Given the opaque nature of carbon markets, it is also unclear how much of the capital tied up in carbon markets actually goes to climate action and local communities and how much goes into the pockets of intermediaries and project developers in rich countries.

Funny money

When it comes to carbon markets as a climate finance tool that can make up the shortfall in adaptation and loss and damage funding to developing countries, this is a non-starter. On the practical front, the entire estimated value of the voluntary carbon market stood at $2 billion at its highest and is currently valued at just over $500 million, which is a drop in the ocean compared with the $300 billion a year by 2035 pledged at COP29, which itself is insufficient to meet the scale of the challenge.

More fundamentally, climate finance is not a gift from heavily polluting rich countries but a debt they owe poorer countries for the climate crisis they played an oversized role in creating. Moreover, carbon markets are, as their name suggests, commercial marketplaces in which the buyer already receives something in return for their money: carbon credits that enable them to sidestep internal decarbonisation. This represents the avoidance rather than recognition of climate responsibility.

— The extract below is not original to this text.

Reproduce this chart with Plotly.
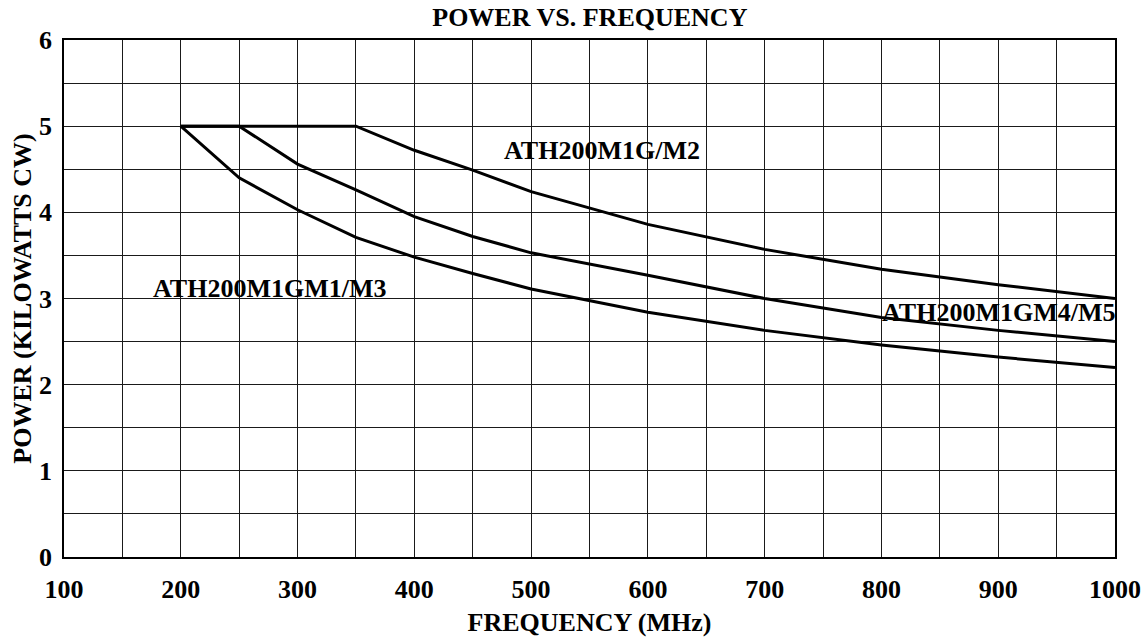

Suggesting that carbon markets are a form of climate finance is like buying yourself a birthday cake and then pretending the money you paid for it is actually a gift to the baker.

Wanted: real action

A Carbon Market Watch delegation will be at COP30 in Belém. There, we will be loud and clear in our advocacy for real climate action, in the form of rapid and substantial emissions cuts, where there can be no room for the dulling of ambition with misleading distractions.

Carbon credit markets must not be used for offsetting purposes – their main use to date. If companies or countries buy carbon credits, it must only come over and above ambitious climate action, like the cherry on the cake.

Ultimately, the only show in town is to shrink humanity’s collective carbon footprint by slashing pollution. And the burden for this lies with those most responsible for creating the climate crisis: rich industrialised countries, wealthy corporations and the (super-)rich.